Johnson and Honie said mountain lion attacks have been happening throughout past years. But with 20 sheep being killed by “a pack” of mountain lions that causes them to worry because the lions could eventually attack humans.
Begay said that in his 20 years as a Fish and Wildlife Officer, there’s never been a report of a mountain lion attacking a human on the reservation.
“I call them ninjas,” Begay said. “You won’t see them.”
Begay said a majority of the time mountain lions will leave sheep and other domesticated animals alone, but did say people should understand that when people move into a remote area of the reservation, it is the people moving into the lion’s territory, rather than a lion moving into theirs.

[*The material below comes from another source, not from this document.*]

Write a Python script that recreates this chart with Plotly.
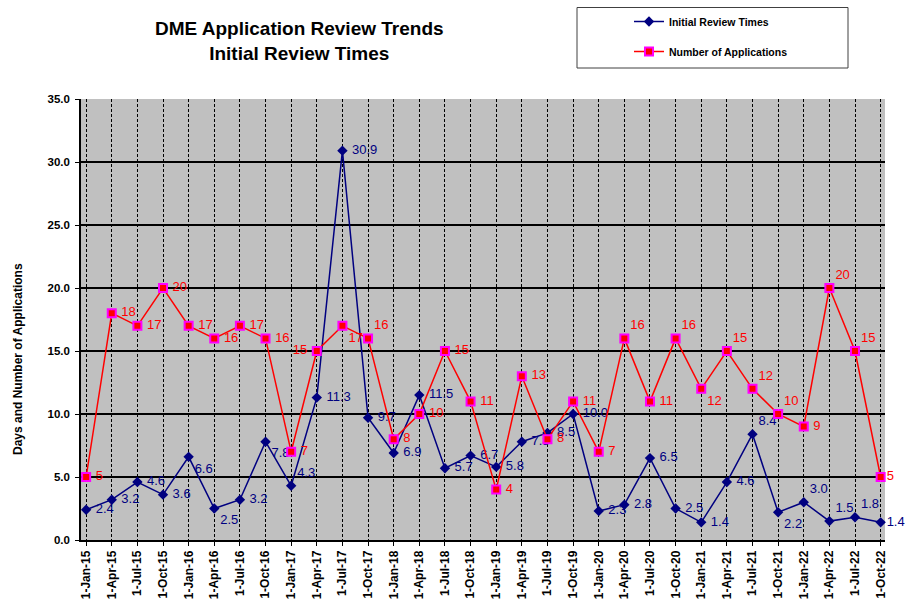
import plotly.graph_objects as go

quarters = ["1-Jan-15", "1-Apr-15", "1-Jul-15", "1-Oct-15", "1-Jan-16", "1-Apr-16", "1-Jul-16", "1-Oct-16",
            "1-Jan-17", "1-Apr-17", "1-Jul-17", "1-Oct-17", "1-Jan-18", "1-Apr-18", "1-Jul-18", "1-Oct-18",
            "1-Jan-19", "1-Apr-19", "1-Jul-19", "1-Oct-19", "1-Jan-20", "1-Apr-20", "1-Jul-20", "1-Oct-20",
            "1-Jan-21", "1-Apr-21", "1-Jul-21", "1-Oct-21", "1-Jan-22", "1-Apr-22", "1-Jul-22", "1-Oct-22"]
review_times = [2.4, 3.2, 4.6, 3.6, 6.6, 2.5, 3.2, 7.8, 4.3, 11.3, 30.9, 9.7, 6.9, 11.5, 5.7, 6.7,
                5.8, 7.8, 8.5, 10.0, 2.3, 2.8, 6.5, 2.5, 1.4, 4.6, 8.4, 2.2, 3.0, 1.5, 1.8, 1.4]
applications = [5, 18, 17, 20, 17, 16, 17, 16, 7, 15, 17, 16, 8, 10, 15, 11,
                4, 13, 8, 11, 7, 16, 11, 16, 12, 15, 12, 10, 9, 20, 15, 5]
y_ticks = [0, 5, 10, 15, 20, 25, 30, 35]

FONT = "Arial, Liberation Sans, sans-serif"
NAVY = "#000080"
RED = "#FF0000"

W, H = 905, 600
L, R, T, B = 81, 20, 99, 60
PW, PH = W - L - R, H - T - B


def px(fx):  # figure x pixel -> paper
    return (fx - L) / PW


def py(fy):  # figure y pixel -> paper
    return (H - B - fy) / PH


x = list(range(len(quarters)))

MR, TR, BR, ML = "middle right", "top right", "bottom right", "middle left"
blue_pos = [MR, MR, MR, MR, BR, BR, MR, BR, TR, MR, MR, MR, MR, MR, MR, MR,
            MR, MR, MR, MR, MR, MR, MR, MR, MR, MR, TR, BR, TR, TR, TR, MR]
red_pos = [MR, MR, MR, MR, MR, MR, MR, MR, MR, ML, BR, TR, MR, MR, MR, MR,
           MR, MR, MR, MR, MR, TR, MR, TR, BR, TR, TR, TR, MR, TR, TR, MR]


def lab(s, pos, last):
    if last:
        return s
    if pos == MR:
        return " " + s
    if pos == ML:
        return s + " "
    return s


fig = go.Figure()
fig.add_trace(go.Scatter(
    x=x, y=review_times, mode="lines+markers+text", name="<b>Initial Review Times</b>",
    line=dict(color=NAVY, width=1.5),
    marker=dict(symbol="diamond", size=8, color=NAVY),
    text=[lab(f"{v:.1f}", p, i == len(x) - 1) for i, (v, p) in enumerate(zip(review_times, blue_pos))],
    textposition=blue_pos,
    textfont=dict(family=FONT, size=13, color=NAVY),
    legendgroup="a", cliponaxis=False,
))
fig.add_trace(go.Scatter(
    x=x, y=applications, mode="lines+markers+text", name="<b>Number of Applications</b>",
    line=dict(color=RED, width=1.5),
    marker=dict(symbol="square", size=8, color=RED, line=dict(color="#FF00FF", width=2)),
    text=[lab(str(v), p, i == len(x) - 1) for i, (v, p) in enumerate(zip(applications, red_pos))],
    textposition=red_pos,
    textfont=dict(family=FONT, size=13, color=RED),
    legendgroup="b", cliponaxis=False,
))

fig.update_layout(
    width=W, height=H,
    margin=dict(l=L, r=R, t=T, b=B, autoexpand=False),
    paper_bgcolor="white", plot_bgcolor="#C0C0C0",
    font=dict(family=FONT, color="black"),
    showlegend=True,
    legend=dict(x=px(629), y=py(7), xanchor="left", yanchor="top", bgcolor="rgba(0,0,0,0)",
                font=dict(family=FONT, size=10.5, color="black"), tracegroupgap=11,
                itemwidth=30),
    shapes=[dict(type="rect", xref="paper", yref="paper", x0=px(577), x1=px(848),
                 y0=py(68), y1=py(7.5), line=dict(color="#404040", width=1),
                 fillcolor="white", layer="below")],
    annotations=[
        dict(text="<b>DME Application Review Trends<br>Initial Review Times</b>",
             xref="paper", yref="paper", x=px(299), y=py(41),
             xanchor="center", yanchor="middle", showarrow=False,
             font=dict(family=FONT, size=19, color="black")),
        dict(text="<b>Days and Number of Applications</b>", textangle=-90,
             xref="paper", yref="paper", x=px(18), y=py(359),
             xanchor="center", yanchor="middle", showarrow=False,
             font=dict(family=FONT, size=12, color="black")),
    ],
)
fig.update_xaxes(
    range=[-0.2, 31.17], tickvals=x, ticktext=quarters, tickangle=-90, automargin=False,
    tickfont=dict(family=FONT, size=12, weight="bold", color="black"),
    showgrid=True, gridcolor="black", gridwidth=1, griddash="3px,2px",
    showline=True, linecolor="black", linewidth=1.5,
    ticks="outside", ticklen=4, tickcolor="black", zeroline=False,
)
fig.update_yaxes(
    range=[0, 35], tickvals=y_ticks, tickformat=".1f", automargin=False,
    tickfont=dict(family=FONT, size=11.5, weight="bold", color="black"),
    showgrid=True, gridcolor="black", gridwidth=1.5,
    showline=True, linecolor="black", linewidth=1.5,
    ticks="outside", ticklen=4, tickcolor="black", zeroline=False,
    ticklabelstandoff=3,
)

fig.write_html("out.html", config={"displayModeBar": False},
               post_script="document.body.style.margin='0';document.body.style.overflow='hidden';")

Begay recommends that people living with livestock and sheep in remote areas, should protect their animals by keeping a constant eye on them.
He also said that the difference between a dog and a mountain lion’s paw print and is that the mountain lion doesn’t have claws.
“If you see claws, then it is not a lion’s because they retract their claws,” Begay said. “Dogs don’t retract theirs.”